4. Cicero twice mentions the rumour that the Buthrotians ejected and slew the Roman settlers, Att. 15. 29 (6th July) and again Att. 16. 4 (10th July); Cicero stresses both times that he has only hearsay evidence and complains about his lack of reliable information. But on the 11th July, he receives two letters and writes that “here I learned something totally different about the Buthrotians [i.e., they got rid of the settlers; but this was wrong and thus] like many other things, we also must suffer that [the foundation of the colony — it should be remembered that Cicero tried everything to prevent it]” ( Att. 16. 2). B. cites these letters (p. 68, n. 189f), it is true, but has not appreciated them properly.
5. The Salassians (cf. my n. 3) were all killed or sold before a second colony, Augusta Praetoria, was founded on their land. If the Buthrotians had really offered military resistance to Rome (as B. believes), this would have probably happened to them as well.
6. To B., “this case seems to be singular in the local coinage of the Greek East.” (p. 124). This claim is wrong. P. Weiss notes similar phenomena for Alexandria Troas and Parion (B. cites this article p. 87 n. 280, but later apparently forgets about it), and one could think of other cases. Antioch in Pisidia, for instance, put the god Mên with crescent on its coins before the establishment of the colony as it did later.
7. Th.

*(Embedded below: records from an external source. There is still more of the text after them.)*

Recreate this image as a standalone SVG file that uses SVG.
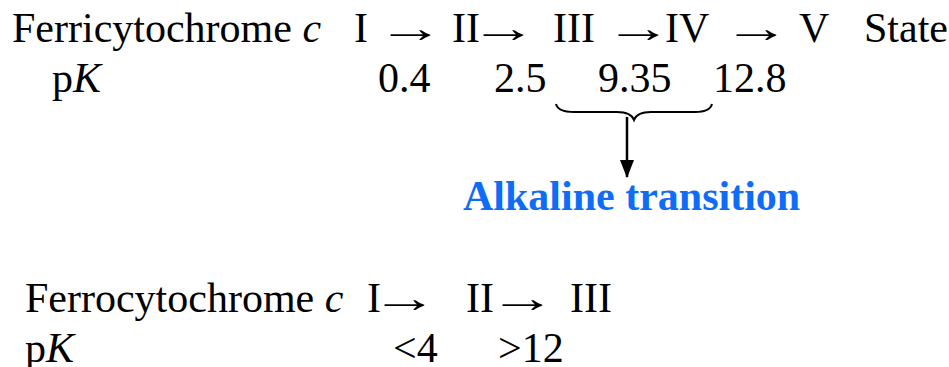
<svg xmlns="http://www.w3.org/2000/svg" width="949" height="367" viewBox="0 0 949 367">
<style>
text{font-family:"Liberation Serif","Times New Roman",serif;font-size:42px;fill:#000}
.b{font-weight:bold;fill:#0f6cf7}
.i{font-style:italic}
.ar{text-anchor:middle}
</style>
<defs><marker id="ah" markerWidth="18" markerHeight="14" refX="17" refY="7" orient="auto" markerUnits="userSpaceOnUse"><path d="M0,0 L18,7 L0,14 Z" fill="#000"/></marker></defs>
<rect width="949" height="367" fill="#fff"/>
<g id="ferri">
<text x="12" y="42">Ferricytochrome <tspan class="i">c</tspan></text>
<text x="354" y="42">I</text>
<text class="ar" transform="translate(410,42) scale(1.6,1)">→</text>
<text x="452" y="42">II</text>
<text class="ar" transform="translate(503,42) scale(1.6,1)">→</text>
<text x="553" y="42">III</text>
<text class="ar" transform="translate(638,42) scale(1.6,1)">→</text>
<text x="665" y="42">IV</text>
<text class="ar" transform="translate(756,42) scale(1.6,1)">→</text>
<text x="799" y="42">V</text>
<text x="864" y="42">State</text>
</g>
<g id="ferri-pk">
<text x="52" y="92">p<tspan class="i">K</tspan></text>
<text x="378" y="92">0.4</text>
<text x="494" y="92">2.5</text>
<text x="598" y="92">9.35</text>
<text x="713" y="92">12.8</text>
</g>
<g id="connectors">
<path d="M556,104 Q558,112 574,112 L617,112 Q631,112 634,120 Q637,112 651,112 L695,112 Q710,112 712,104" fill="none" stroke="#000" stroke-width="2"/>
<line x1="627" y1="117" x2="627" y2="177" stroke="#000" stroke-width="2.5" marker-end="url(#ah)"/>
</g>
<g id="alkaline">
<text class="b" x="463" y="210">Alkaline transition</text>
</g>
<g id="ferro">
<text x="25" y="312">Ferrocytochrome <tspan class="i">c</tspan></text>
<text x="367" y="312">I</text>
<text class="ar" transform="translate(404,312) scale(1.6,1)">→</text>
<text x="466" y="312">II</text>
<text class="ar" transform="translate(522,312) scale(1.6,1)">→</text>
<text x="570" y="312">III</text>
</g>
<g id="ferro-pk">
<text x="25" y="362">p<tspan class="i">K</tspan></text>
<text x="393" y="362">&lt;4</text>
<text x="498" y="362">&gt;12</text>
</g>
</svg>
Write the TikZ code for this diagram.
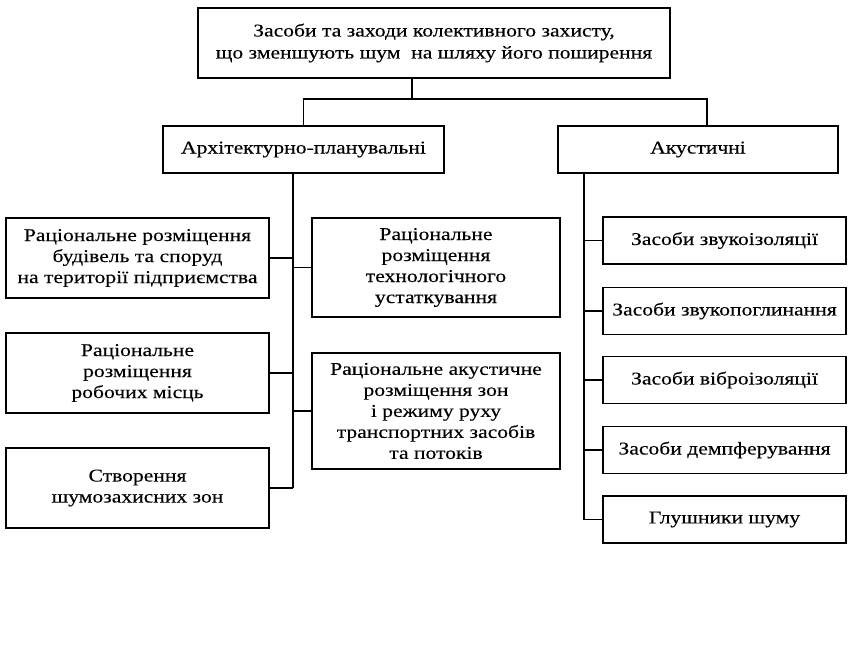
\documentclass[tikz,border=0pt]{standalone}
\usepackage{fontspec}
\setmainfont{Liberation Serif}[FakeStretch=1.2,FakeBold=0.2]
\begin{document}
\begin{tikzpicture}[x=1pt,y=-1pt,
  box/.style={draw,line width=1.8pt,rectangle,inner sep=0pt,align=center,
    font=\fontsize{18}{21}\selectfont},
  conn/.style={line width=1.8pt}]
\useasboundingbox (0,0) rectangle (852,647);
\node[box,minimum width=472,minimum height=70,font=\fontsize{18}{22}\selectfont] (top) at (434,43)
  {Засоби та заходи колективного захисту,\\що зменшують шум\ \ на шляху його поширення};
\node[box,minimum width=281,minimum height=47] (arch) at (303.5,149.5) {Архітектурно-планувальні};
\node[box,minimum width=280,minimum height=47] (akust) at (698,149.5) {Акустичні};
\node[box,minimum width=263,minimum height=80] (b1) at (137.5,258) {Раціональне розміщення\\будівель та споруд\\на території підприємства};
\node[box,minimum width=263,minimum height=80] (b2) at (137.5,373) {Раціональне\\розміщення\\робочих місць};
\node[box,minimum width=263,minimum height=80] (b3) at (137.5,488) {Створення\\шумозахисних зон};
\node[box,minimum width=248,minimum height=99] (bA) at (436,267.5) {Раціональне\\розміщення\\технологічного\\устаткування};
\node[box,minimum width=248,minimum height=116] (bB) at (436,411) {Раціональне акустичне\\розміщення зон\\і режиму руху\\транспортних засобів\\та потоків};
\node[box,minimum width=243,minimum height=47] (r1) at (724.5,240.5) {Засоби звукоізоляції};
\node[box,minimum width=243,minimum height=47] (r2) at (724.5,311) {Засоби звукопоглинання};
\node[box,minimum width=243,minimum height=47] (r3) at (724.5,380) {Засоби віброізоляції};
\node[box,minimum width=243,minimum height=47] (r4) at (724.5,450) {Засоби демпферування};
\node[box,minimum width=243,minimum height=47] (r5) at (724.5,519.5) {Глушники шуму};
\coordinate (j) at (412,99);
\coordinate (lt) at (293,0);
\coordinate (rt) at (584,0);
\coordinate (ak) at (707,0);
\draw[conn] (top.south -| j) -- (j);
\draw[conn] (arch.north) |- (j) -| (akust.north -| ak);
\draw[conn] (arch.south -| lt) -- (b3.east -| lt);
\foreach \n in {b1,b2,b3} \draw[conn] (\n.east) -- (\n.east -| lt);
\foreach \n in {bA,bB} \draw[conn] (\n.west) -- (\n.west -| lt);
\draw[conn] (akust.south -| rt) -- (r5.west -| rt);
\foreach \n in {r1,r2,r3,r4,r5} \draw[conn] (\n.west) -- (\n.west -| rt);
\end{tikzpicture}
\end{document}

Ch. Saricakis, “Nicopolis d’Épire était-elle une colonie romaine ou une ville grecque?”, Balkan Studies 11 (1970), pp. 91-95. The Tacitus passage in question is Annals 5.10.3. Saricakis seeks reasons for Tacitus’ confusion. He might be right, but I would like to point to Tacitus’ usage of the world colonia. Tacitus mentions a splendidissima colonia in Raetia, a province devoid not only of colonies but even of municipia ( Germania 41.1 ) and the same Tacitus says that during the Boudicca’s rebellion, the colonies (plural) were set on fire though we know there was only Camulodunum at that time ( Agricola 5.2). Thus Tacitus regularly uses the word colonia in a non-technical sense.
8. Strabo 7.7.6; Cassius Dio 51.1.3. Pausanias 7.18.8. Nicopolis belongs therefore to the tradition of large-scale Hellenistic synoecism foundations, like Thessalonica, Cassandreia, Demetrias or Lysimacheia.
9. Incidentally, whether a city has a group of dominant western settlers is no criterion for being a colony or not. Being a colonia means holding a legal status, and this status can be given to indigenous cities receiving no settlers at all.
10. Hoepfner has shown that some of the old settlements whose inhabitants were transferred to Nicopolis had suffered destruction at their temples and ramparts. Furthermore, he adduced two passages from Pausanias which seemed to him to imply pressure (5.23.3 and 7.18.8f). B. argues that the verbs Pausanias uses do not necessarily mean violence and cites Liddell-Scott s. v. as proof. I agree for
11. In fact, there are some hints that the final redaction was done in an undue hurry: B.’s (correct) conclusion that Nicopolis was not a colony does not match his continuing to call it exactly that; and cf. my notes 2 and 6.